A fallen war hero's treasured bible found on his person when he was shot dead has finally been reunited with his family - by a stranger who spent 35 years tracking them down.
Private George Ford was shot dead in the Battle of the Somme in 1918 aged just 20, with his trusty bible tucked in his breast pocket.
His bloodied uniform and all his belongings, including the bible, were sent back to Pte Ford's distraught family in Nottingham, where they were stored away in an attic.
But after gathering dust for six decades as Pte Ford's family passed away, the wartime souvenir could have been lost forever until a builder stumbled across it in the late 1970s.
Ken Greensitt, who was renovating the house where Pte Ford's family used to live, found the bible 59 years later and gave it to his nine-year-old son.
During the next three decades Allan Greensitt tracked down Private George Ford's distant relatives - and remarkably managed to return the bible to them almost a century after the soldier's death.
Mr Greensitt, 40, used birth, marriage and death certificates, and even details from Pte Ford's Sherwood Forresters regiment, to painstakingly track down the heroic World War One's soldier's family.
Using a 1911 census and other documents, he managed to find Pte Ford's nephews George and Larry Haynes, now 83 and 76, before handing back the cherished book.
On Monday Allan travelled 127 miles from his home in Middlesborough to meet Pte Ford’s family in Arnold, Notts, and give them their late uncle’s treasured bible - 95 years since his death.
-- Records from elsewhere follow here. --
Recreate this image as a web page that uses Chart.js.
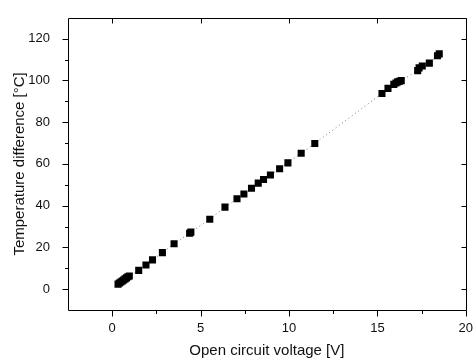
<!DOCTYPE html>
<html>
<head>
<meta charset="utf-8">
<script src="https://cdn.jsdelivr.net/npm/chart.js@4/dist/chart.umd.min.js"></script>
<style>
  html, body { margin: 0; padding: 0; background: #fff; }
  #chart { display: block; }
</style>
</head>
<body>
<canvas id="chart" width="476" height="361"></canvas>
<script>
'use strict';

/* ─── 데이터 ─── */
var voltages = [0.33, 0.41, 0.49, 0.57, 0.65, 0.73, 0.81, 0.89, 0.97,
  1.50, 1.91, 2.28, 2.84, 3.50, 4.38, 4.45, 5.52, 6.38, 7.06, 7.45,
  7.88, 8.26, 8.56, 8.95, 9.47, 9.94, 10.69, 11.46, 15.26, 15.60,
  15.93, 16.05, 16.15, 16.25, 16.35, 17.28, 17.36, 17.54, 17.94, 18.40, 18.50];
var tempDiffs = [2.4, 2.9, 3.4, 3.9, 4.4, 4.9, 5.4, 5.9, 6.3,
  9.0, 11.6, 14.0, 17.5, 21.7, 26.8, 27.3, 33.5, 39.3, 43.3, 45.6,
  48.3, 50.8, 52.5, 54.7, 57.7, 60.5, 65.1, 69.8, 93.7, 96.2,
  98.1, 98.8, 99.3, 99.6, 99.9, 104.7, 106.0, 106.9, 108.3, 111.8, 112.7];

var xMajorTicks = [0, 5, 10, 15, 20];
var xMinorTicks = [2.5, 7.5, 12.5, 17.5];
var yMajorTicks = [0, 20, 40, 60, 80, 100, 120];
var yMinorTicks = [10, 30, 50, 70, 90, 110];

var xTitle = 'Open circuit voltage [V]';
var yTitle = 'Temperature difference [°C]';

var points = [];
for (var i = 0; i < voltages.length; i++) {
  points.push({ x: voltages[i], y: tempDiffs[i] });
}

/* ─── 프레임 + 눈금 (좌/하: 바깥, 상/우: 안쪽) ─── */
var frameTicks = {
  id: 'frameTicks',
  afterDraw: function (chart) {
    var ctx = chart.ctx;
    var a = chart.chartArea;
    var xs = chart.scales.x, ys = chart.scales.y;
    var L = Math.round(a.left) + 0.5, R = Math.round(a.right) + 0.5;
    var T = Math.round(a.top) + 0.5, B = Math.round(a.bottom) + 0.5;
    ctx.save();
    ctx.strokeStyle = '#000';
    ctx.lineWidth = 1;
    ctx.beginPath();
    ctx.rect(L, T, R - L, B - T);
    var k, p;
    for (k = 0; k < xMajorTicks.length; k++) {
      p = Math.round(xs.getPixelForValue(xMajorTicks[k])) + 0.5;
      ctx.moveTo(p, B); ctx.lineTo(p, B + 6);
      ctx.moveTo(p, T); ctx.lineTo(p, T + 5);
    }
    for (k = 0; k < xMinorTicks.length; k++) {
      p = Math.round(xs.getPixelForValue(xMinorTicks[k])) + 0.5;
      ctx.moveTo(p, B); ctx.lineTo(p, B + 3.5);
    }
    for (k = 0; k < yMajorTicks.length; k++) {
      p = Math.round(ys.getPixelForValue(yMajorTicks[k])) + 0.5;
      ctx.moveTo(L - 6, p); ctx.lineTo(L, p);
      ctx.moveTo(R - 5, p); ctx.lineTo(R, p);
    }
    for (k = 0; k < yMinorTicks.length; k++) {
      p = Math.round(ys.getPixelForValue(yMinorTicks[k])) + 0.5;
      ctx.moveTo(L - 3.5, p); ctx.lineTo(L, p);
    }
    ctx.stroke();
    ctx.restore();
  }
};

var tickFont = { family: '"Liberation Sans", Arial, sans-serif', size: 13 };
var titleFont = { family: '"Liberation Sans", Arial, sans-serif', size: 15 };

new Chart(document.getElementById('chart'), {
  type: 'scatter',
  data: {
    datasets: [{
      data: points,
      showLine: true,
      borderColor: '#777',
      borderWidth: 1,
      borderDash: [1, 3],
      pointStyle: 'rect',
      pointRadius: 5,
      pointBorderWidth: 0,
      pointBackgroundColor: '#000'
    }]
  },
  options: {
    responsive: false,
    animation: false,
    layout: { padding: { top: 13, right: 9, left: 0, bottom: 0 } },
    plugins: { legend: { display: false }, tooltip: { enabled: false } },
    scales: {
      x: {
        type: 'linear',
        min: -2.5,
        max: 20,
        grid: { display: false },
        border: { display: false },
        afterBuildTicks: function (s) { s.ticks = xMajorTicks.map(function (v) { return { value: v }; }); },
        afterFit: function (s) { s.height = 51; },
        ticks: { color: '#111', font: tickFont, padding: 3, maxRotation: 0 },
        title: { display: true, text: xTitle, color: '#111', font: titleFont, padding: { top: 0, bottom: 1 } }
      },
      y: {
        type: 'linear',
        min: -10,
        max: 130,
        grid: { display: false },
        border: { display: false },
        afterBuildTicks: function (s) { s.ticks = yMajorTicks.map(function (v) { return { value: v }; }); },
        afterFit: function (s) { s.width = 68; },
        ticks: { color: '#111', font: tickFont, padding: 10 },
        title: { display: true, text: yTitle, color: '#111', font: titleFont, padding: { top: 11, bottom: 0 } }
      }
    }
  },
  plugins: [frameTicks]
});
</script>
</body>
</html>
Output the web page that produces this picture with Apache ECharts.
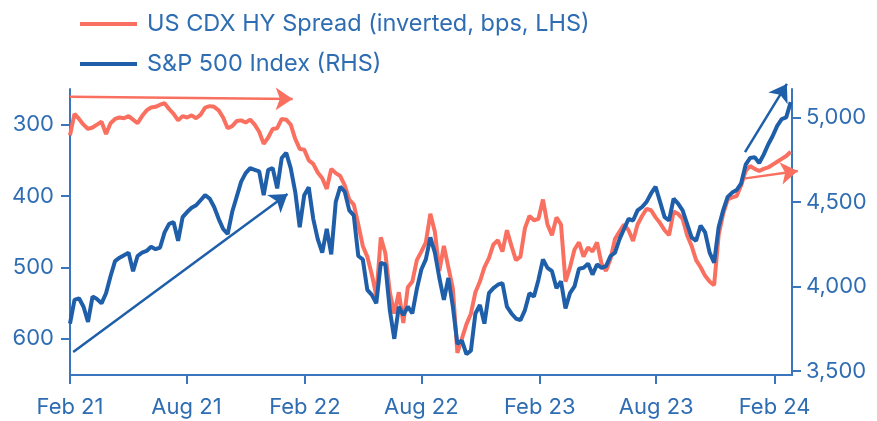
<!DOCTYPE html>
<html>
<head>
<meta charset="utf-8">
<script src="https://cdn.jsdelivr.net/npm/echarts@6/dist/echarts.min.js"></script>
<style>
  html, body { margin: 0; padding: 0; background: #fff; }
  #chart { width: 877px; height: 421px; }
</style>
</head>
<body>
<div id="chart"></div>
<script>
// weekly points, first one on 1 Feb 2021
const startDay = Date.UTC(2021, 1, 1);
const weekMs = 7 * 86400000;

// US CDX HY spread, bps (left axis, inverted)
const hySpread = [
  315, 285, 292, 300, 306, 304, 300, 296, 313, 298,
  292, 290, 291, 288, 293, 298, 288, 280, 276, 275,
  272, 270, 278, 285, 294, 288, 290, 287, 291, 286,
  276, 274, 275, 280, 290, 305, 302, 295, 294, 297,
  293, 300, 310, 327, 318, 306, 305, 292, 293, 300,
  320, 334, 335, 350, 355, 367, 375, 390, 362, 368,
  372, 385, 405, 412, 440, 470, 485, 510, 540, 458,
  480, 535, 565, 535, 578, 528, 520, 490, 478, 465,
  425, 450, 505, 470, 500, 530, 620, 600, 580, 565,
  535, 520, 500, 487, 468, 462, 478, 448, 470, 490,
  485, 445, 428, 434, 432, 405, 440, 455, 430, 440,
  520, 500, 475, 465, 485, 472, 478, 465, 495, 505,
  488, 460, 450, 440, 448, 463, 440, 428, 418, 420,
  430, 438, 448, 455, 422, 425, 432, 455, 470, 490,
  500, 512, 520, 525, 455, 425, 405, 402, 400, 385,
  365, 358, 362, 365, 362, 360, 356, 352, 348, 344,
  338
];

// S&P 500 index (right axis)
const spx = [
  3780, 3920, 3930, 3880, 3790, 3940, 3925, 3900, 3960, 4060,
  4150, 4170, 4185, 4200, 4090, 4180, 4200, 4210, 4235, 4220,
  4230, 4320, 4370, 4380, 4270, 4410, 4440, 4465, 4480, 4510,
  4540, 4520, 4470, 4400, 4340, 4310, 4440, 4530, 4620, 4670,
  4700, 4690, 4680, 4540, 4690, 4700, 4580, 4760, 4790, 4700,
  4560, 4350, 4540, 4586, 4400, 4280, 4200, 4340, 4190, 4500,
  4590, 4560, 4450, 4420, 4180, 4160, 3980, 3950, 3900, 4140,
  4130, 3860, 3690, 3880, 3830, 3880, 3840, 3985, 4100, 4160,
  4290, 4200, 4050, 3920, 4050, 3880, 3660, 3680, 3600, 3620,
  3840, 3890, 3780, 3960, 3990, 4010, 4020, 3880, 3840, 3810,
  3800, 3860, 3960, 3940, 4040, 4160, 4110, 4090, 3990, 4030,
  3870, 3960, 4000, 4105, 4110, 4135, 4070, 4130, 4110, 4120,
  4180, 4200, 4280, 4340, 4400, 4390, 4450, 4470, 4500, 4550,
  4590, 4500, 4410, 4390, 4520, 4490, 4450, 4370, 4290, 4270,
  4360, 4320, 4200, 4140, 4350, 4450, 4530, 4555, 4570, 4610,
  4720, 4760, 4765, 4730, 4780, 4840, 4890, 4950, 4990, 5000,
  5090
];

const leftTicks = [300, 400, 500, 600];
const rightTicks = [3500, 4000, 4500, 5000];
const dateTicks = ['2021-02-01', '2021-08-01', '2022-02-01', '2022-08-01',
  '2023-02-01', '2023-08-01', '2024-02-01'];
const monthNames = ['Jan','Feb','Mar','Apr','May','Jun','Jul','Aug','Sep','Oct','Nov','Dec'];

// annotation arrows [date, value] start -> end
const redArrows = [
  [['2021-02-01', 261], ['2022-01-13', 264]],
  [['2023-12-12', 376], ['2024-03-08', 365]]
];
const blueArrows = [
  [['2021-02-06', 3612], ['2022-01-05', 4547]],
  [['2023-12-17', 4795], ['2024-02-20', 5198]]
];

const ts = s => Date.parse(s + 'T00:00:00Z');
const redData = hySpread.map((v, i) => [startDay + i * weekMs, v]);
const blueData = spx.map((v, i) => [startDay + i * weekMs, v]);
const toLines = arr => arr.map(a => ({ coords: [[ts(a[0][0]), a[0][1]], [ts(a[1][0]), a[1][1]]] }));

const RED = '#fa7060';
const BLUE = '#1f5fa9';
const AXIS = '#3a76bd';
const TXT = '#2f6db3';
const FONT = 'Inter';

const chart = echarts.init(document.getElementById('chart'));
chart.setOption({
  animation: false,
  textStyle: { fontFamily: FONT },
  grid: { left: 70, right: 85, top: 89, bottom: 46, containLabel: false },
  legend: {
    orient: 'vertical',
    left: 75,
    top: 5,
    icon: 'rect',
    itemWidth: 57,
    itemHeight: 4,
    itemGap: 12,
    textStyle: { fontFamily: FONT, fontSize: 23.5, color: TXT, padding: [0, 0, 0, 5], lineHeight: 28 },
    data: ['US CDX HY Spread (inverted, bps, LHS)', 'S&P 500 Index (RHS)']
  },
  xAxis: {
    type: 'value',
    min: ts('2021-02-01'),
    max: ts('2024-02-28'),
    splitLine: { show: false },
    axisLine: { lineStyle: { color: AXIS, width: 2 } },
    axisTick: { customValues: dateTicks.map(ts), length: 9, lineStyle: { color: AXIS, width: 2 } },
    axisLabel: {
      customValues: dateTicks.map(ts),
      margin: 21,
      fontFamily: FONT, fontSize: 22, color: TXT,
      formatter: v => {
        const d = new Date(v);
        return monthNames[d.getUTCMonth()] + ' ' + String(d.getUTCFullYear()).slice(2);
      }
    }
  },
  yAxis: [
    {
      type: 'value',
      position: 'left',
      inverse: true,
      min: 250,
      max: 651,
      splitLine: { show: false },
      axisLine: { show: true, lineStyle: { color: AXIS, width: 2 } },
      axisTick: { show: true, customValues: leftTicks, length: 9, lineStyle: { color: AXIS, width: 2 } },
      axisLabel: { customValues: leftTicks, margin: 16, fontFamily: FONT, fontSize: 22, color: TXT }
    },
    {
      type: 'value',
      position: 'right',
      min: 3476,
      max: 5168,
      splitLine: { show: false },
      axisLine: { show: true, lineStyle: { color: AXIS, width: 2 } },
      axisTick: { show: true, customValues: rightTicks, length: 9, lineStyle: { color: AXIS, width: 2 } },
      axisLabel: {
        customValues: rightTicks, margin: 14, fontFamily: FONT, fontSize: 22, color: TXT,
        formatter: v => v.toLocaleString('en-US')
      }
    }
  ],
  series: [
    {
      name: 'US CDX HY Spread (inverted, bps, LHS)',
      type: 'line',
      yAxisIndex: 0,
      data: redData,
      showSymbol: false,
      symbol: 'none',
      color: RED,
      lineStyle: { color: RED, width: 4 }
    },
    {
      name: 'S&P 500 Index (RHS)',
      type: 'line',
      yAxisIndex: 1,
      data: blueData,
      showSymbol: false,
      symbol: 'none',
      color: BLUE,
      lineStyle: { color: BLUE, width: 4 }
    },
    {
      name: 'red arrows',
      type: 'lines',
      coordinateSystem: 'cartesian2d',
      yAxisIndex: 0,
      clip: false,
      silent: true,
      symbol: ['none', 'arrow'],
      symbolSize: 17,
      lineStyle: { color: RED, width: 2.5, opacity: 1 },
      data: toLines(redArrows)
    },
    {
      name: 'blue arrows',
      type: 'lines',
      coordinateSystem: 'cartesian2d',
      yAxisIndex: 1,
      clip: false,
      silent: true,
      symbol: ['none', 'arrow'],
      symbolSize: 17,
      lineStyle: { color: BLUE, width: 2.5, opacity: 1 },
      data: toLines(blueArrows)
    }
  ]
});
</script>
</body>
</html>
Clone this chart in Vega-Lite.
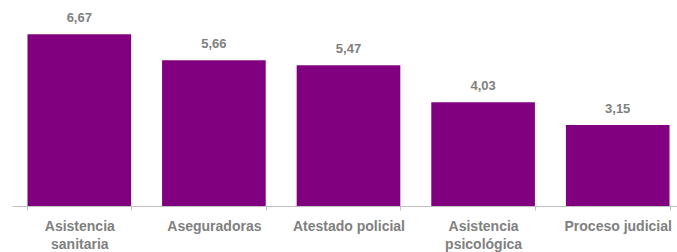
{
  "$schema": "https://vega.github.io/schema/vega-lite/v6.json",
  "autosize": {"type": "none"},
  "width": 673,
  "height": 206,
  "padding": {"left": 12, "top": 0, "right": 0, "bottom": 46},
  "config": {
    "view": {"stroke": null},
    "font": "Liberation Sans",
    "locale": {"number": {"decimal": ",", "thousands": ".", "grouping": [3], "currency": ["", " €"]}}
  },
  "data": {
    "values": [
      {"categoria": "Asistencia sanitaria", "valor": 6.67},
      {"categoria": "Aseguradoras", "valor": 5.66},
      {"categoria": "Atestado policial", "valor": 5.47},
      {"categoria": "Asistencia psicológica", "valor": 4.03},
      {"categoria": "Proceso judicial", "valor": 3.15}
    ]
  },
  "encoding": {
    "x": {
      "field": "categoria",
      "type": "nominal",
      "sort": null,
      "scale": {"paddingInner": 0.23, "paddingOuter": 0.115},
      "axis": {
        "title": null,
        "labelAngle": 0,
        "labelFont": "Liberation Sans",
        "labelFontSize": 14,
        "labelFontWeight": "bold",
        "labelColor": "#808080",
        "labelPadding": 9,
        "labelLineHeight": 18,
        "labelBaseline": "top",
        "labelExpr": "indexof(datum.label, 'Asistencia ') == 0 ? split(datum.label, ' ') : datum.label",
        "tickBand": "extent",
        "tickSize": 4,
        "tickColor": "#bfbfbf",
        "domainColor": "#bfbfbf",
        "domainWidth": 1,
        "grid": false
      }
    },
    "y": {
      "field": "valor",
      "type": "quantitative",
      "scale": {"domain": [0, 8]},
      "axis": null
    }
  },
  "layer": [
    {"mark": {"type": "bar", "color": "#800080"}},
    {
      "mark": {"type": "text", "dy": -12, "baseline": "alphabetic", "fontSize": 13, "fontWeight": "bold", "color": "#808080", "font": "Liberation Sans"},
      "encoding": {"text": {"field": "valor", "type": "quantitative", "format": ".2f"}}
    }
  ]
}
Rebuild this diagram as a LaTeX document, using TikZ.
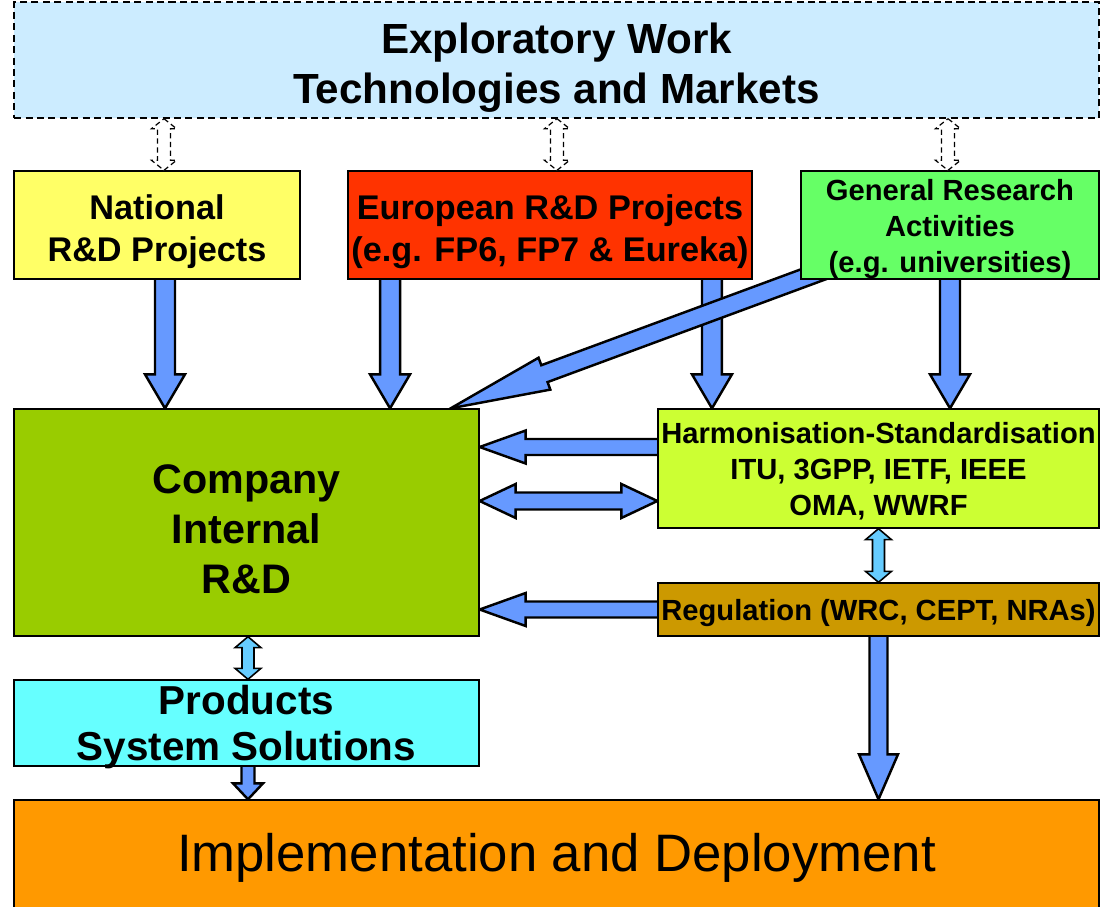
\documentclass[tikz,border=0pt]{standalone}
\usepackage{fontspec}
\setmainfont{Liberation Sans}
\usetikzlibrary{calc,positioning}
\pgfdeclarelayer{background}
\pgfsetlayers{background,main}
\definecolor{explblue}{HTML}{CCECFF}
\definecolor{natyellow}{HTML}{FFFF66}
\definecolor{eured}{HTML}{FF3300}
\definecolor{gengreen}{HTML}{66FF66}
\definecolor{compgreen}{HTML}{99CC00}
\definecolor{harmgreen}{HTML}{CCFF33}
\definecolor{regbrown}{HTML}{CC9900}
\definecolor{prodcyan}{HTML}{66FFFF}
\definecolor{implorange}{HTML}{FF9900}
\definecolor{arrblue}{HTML}{6699FF}
\definecolor{arrlight}{HTML}{66CCFF}
\tikzset{
box/.style={draw=black,line width=0.8pt,inner sep=0pt},
boxtxt/.style={align=center,inner sep=0pt},
bigarrow/.style={draw=black,fill=arrblue,line width=1.4pt,line join=miter},
smallarrow/.style={draw=black,fill=arrlight,line width=0.9pt,line join=miter},
dasharrow/.style={draw=black,fill=white,line width=0.7pt,dash pattern=on 3pt off 2pt}
}
% block arrow: [style]{from}{to}{shaft half width}{head half width}{head length}
\newcommand{\fatarrow}[6][]{%
\coordinate (fa-h) at ($(#3)!#6!(#2)$);
\draw[#1] ($(#2)!#4!90:(#3)$)--($(fa-h)!#4!90:(#3)$)--($(fa-h)!#5!90:(#3)$)--(#3)
--($(fa-h)!#5!-90:(#3)$)--($(fa-h)!#4!-90:(#3)$)--($(#2)!#4!-90:(#3)$)--cycle;}
\newcommand{\twinarrow}[6][]{%
\coordinate (ta-a) at ($(#2)!#6!(#3)$);
\coordinate (ta-b) at ($(#3)!#6!(#2)$);
\draw[#1] (#2)--($(ta-a)!#5!90:(#3)$)--($(ta-a)!#4!90:(#3)$)--($(ta-b)!#4!90:(#3)$)
--($(ta-b)!#5!90:(#3)$)--(#3)--($(ta-b)!#5!-90:(#3)$)--($(ta-b)!#4!-90:(#3)$)
--($(ta-a)!#4!-90:(#3)$)--($(ta-a)!#5!-90:(#3)$)--cycle;}

\begin{document}
\begin{tikzpicture}[x=0.02cm,y=-0.02cm]
\clip(0,0)rectangle(1101,906);
\node[box,fill=explblue,dash pattern=on 4pt off 2.5pt,minimum width=21.7cm,minimum height=2.32cm](explore)at(556.5,60){};
\node[boxtxt,font=\fontsize{24}{28.5}\selectfont\bfseries](explore-t)at([yshift=-0.16cm]explore){Exploratory Work\\Technologies and Markets};
\node[box,fill=natyellow,minimum width=5.72cm,minimum height=2.16cm](national)at(157,225){};
\node[boxtxt,font=\fontsize{19.5}{24}\selectfont\bfseries](national-t)at([yshift=-0.14cm]national){National\\R\&D Projects};
\node[box,fill=eured,minimum width=8.08cm,minimum height=2.16cm](european)at(550,225){};
\node[boxtxt,font=\fontsize{19.5}{24}\selectfont\bfseries](european-t)at([yshift=-0.14cm]european){European R\&D Projects\\(e.g. FP6, FP7 \& Eureka)};
\node[box,fill=gengreen,minimum width=5.96cm,minimum height=2.16cm](general)at(950,225){};
\node[boxtxt,font=\fontsize{16.6}{20.5}\selectfont\bfseries](general-t)at([yshift=-0.08cm]general){General Research\\Activities\\(e.g. universities)};
\node[box,fill=compgreen,minimum width=9.3cm,minimum height=4.54cm](company)at(246.5,522.5){};
\node[boxtxt,font=\fontsize{23.5}{28.5}\selectfont\bfseries](company-t)at([yshift=-0.14cm]company){Company\\Internal\\R\&D};
\node[box,fill=harmgreen,minimum width=8.82cm,minimum height=2.38cm](harmon)at(878.5,468.5){};
\node[boxtxt,font=\fontsize{16.6}{20.5}\selectfont\bfseries](harmon-t)at([yshift=-0.06cm]harmon){Harmonisation-Standardisation\\ITU, 3GPP, IETF, IEEE\\OMA, WWRF};
\node[box,fill=regbrown,minimum width=8.82cm,minimum height=1.06cm](regul)at(878.5,609.5){};
\node[boxtxt,font=\fontsize{16.6}{20.5}\selectfont\bfseries](regul-t)at([yshift=-0.08cm]regul){Regulation (WRC, CEPT, NRAs)};
\node[box,fill=prodcyan,minimum width=9.3cm,minimum height=1.72cm](products)at(246.5,723){};
\node[boxtxt,font=\fontsize{23}{26.7}\selectfont\bfseries](products-t)at([yshift=-0.08cm]products){Products\\System Solutions};
\node[box,fill=implorange,minimum width=21.7cm,minimum height=2.2cm](implement)at(556.5,855){};
\node[boxtxt,font=\fontsize{30}{36}\selectfont](implement-t)at([yshift=-0.06cm]implement){Implementation and Deployment};

\begin{pgfonlayer}{background}
\fill[white](0,0)rectangle(1101,906);
\coordinate(n1)at([xshift=0.16cm,yshift=0.2cm]national.south);
\coordinate(n2)at(n1|-company.north);
\fatarrow[bigarrow]{n1}{n2}{0.2cm}{0.4cm}{0.68cm}
\coordinate(e1)at([xshift=-3.2cm,yshift=0.2cm]european.south);
\coordinate(e2)at(e1|-company.north);
\fatarrow[bigarrow]{e1}{e2}{0.2cm}{0.4cm}{0.68cm}
\coordinate(e3)at([xshift=3.24cm,yshift=0.2cm]european.south);
\coordinate(e4)at(e3|-harmon.north);
\fatarrow[bigarrow]{e3}{e4}{0.2cm}{0.4cm}{0.68cm}
\coordinate(g1)at([yshift=0.2cm]general.south);
\coordinate(g2)at(g1|-harmon.north);
\fatarrow[bigarrow]{g1}{g2}{0.2cm}{0.4cm}{0.68cm}
\coordinate(g3)at([xshift=0.78cm,yshift=0.3cm]general.south west);
\coordinate(g4)at([xshift=-0.58cm]company.north east);
\fatarrow[bigarrow]{g3}{g4}{0.18cm}{0.34cm}{2cm}
\coordinate(h1)at([xshift=0.2cm,yshift=0.43cm]harmon.west);
\coordinate(h2)at(h1-|company.east);
\fatarrow[bigarrow]{h1}{h2}{0.16cm}{0.33cm}{0.92cm}
\coordinate(h3)at([yshift=-0.65cm]harmon.west);
\coordinate(h4)at(h3-|company.east);
\twinarrow[bigarrow]{h4}{h3}{0.17cm}{0.34cm}{0.72cm}
\coordinate(r1)at([xshift=0.2cm]regul.west);
\coordinate(r2)at(r1-|company.east);
\fatarrow[bigarrow]{r1}{r2}{0.16cm}{0.33cm}{0.92cm}
\coordinate(r3)at([yshift=0.2cm]regul.south);
\coordinate(r4)at(r3|-implement.north);
\fatarrow[bigarrow]{r3}{r4}{0.18cm}{0.39cm}{0.9cm}
\coordinate(p1)at([xshift=0.03cm,yshift=0.2cm]products.south);
\coordinate(p2)at(p1|-implement.north);
\fatarrow[bigarrow]{p1}{p2}{0.13cm}{0.3cm}{0.32cm}
\end{pgfonlayer}
\twinarrow[smallarrow]{harmon.south}{regul.north}{0.12cm}{0.26cm}{0.22cm}
\coordinate(c1)at([xshift=0.03cm]company.south);
\coordinate(c2)at(c1|-products.north);
\twinarrow[smallarrow]{c1}{c2}{0.12cm}{0.26cm}{0.22cm}
\foreach \src/\dx in {national/0.14cm,european/0.14cm,general/-0.04cm}{
\coordinate(x1)at([xshift=\dx]\src.north);
\coordinate(x2)at(x1|-explore.south);
\twinarrow[dasharrow]{x2}{x1}{0.13cm}{0.25cm}{0.2cm}
}
\end{tikzpicture}
\end{document}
An emotional George, named after his beloved uncle who he never met, said: “You can’t put into words how proud it makes you feel.
"My mum – George’s sister – never really got over his death so I think giving me his name was important for her to feel close to him.
“Having his bible in my hands is a really special moment for me and Larry.
"Shivers went down my spine when the bible was handed to me. I've hardly let go of it since.
“I can’t quite believe this was with him while he was in combat, while he was in the trenches, he had this with him and when he was tragically killed.
"It must have had great sentimental value for him and it must have kept him going in the heat of battle.
“I’m going to pass this family heirloom on to my kids and keep it in the family. It’s such a great piece of history.
“Also, it’s incredible how much research Allan has done and the effort he has put in to find us."
Allan said his achievement was tinged with a hint of sadness after only learning that Pte Ford had not made it home from the Great War in April this year.
He said he had one day envisaged handing over the bible to Pte Ford's grandchildren - in the hope that he made it safely back from battle and started a family of his own.
Because of the extensive research Allan had undertaken, he was able to reveal the whereabouts of Pte Ford's grave - something previously unbeknown to George and Larry.
The family now plan to visit his grave at Fins British Cemetery, in the district of Sorel Le Grand, in the Somme region of France.
Married father-of-two Allan, a police dispatch worker, said: “I only discovered through internet searches in April this year that Mr Ford died at the Somme in January 1918.
“This really saddened me because his bible did. I always hoped he came home and lived to an old age, had a wife and lots of children. I could always see myself handing over the bible to his grandchildren.
“But when I found this out, it intensified my need to find family and relatives.”
He said he had been offered “significant sums” of money for the book but refused to part with it, as he believed it belonged with the soldier’s family.
He added: “I was nine years old when I received the bible, so it was one of my oldest possessions.
"I've been offered thousands of pounds for it by historians but I've never wanted to sell it on.
"I've always thought as the custodian of it - not the owner. But there was obviously a great sentimental value to it as it was given to me by my late father.
“It was an emotional experience handing over the Bible.
"But it's back where it belongs now - and that is the most important thing."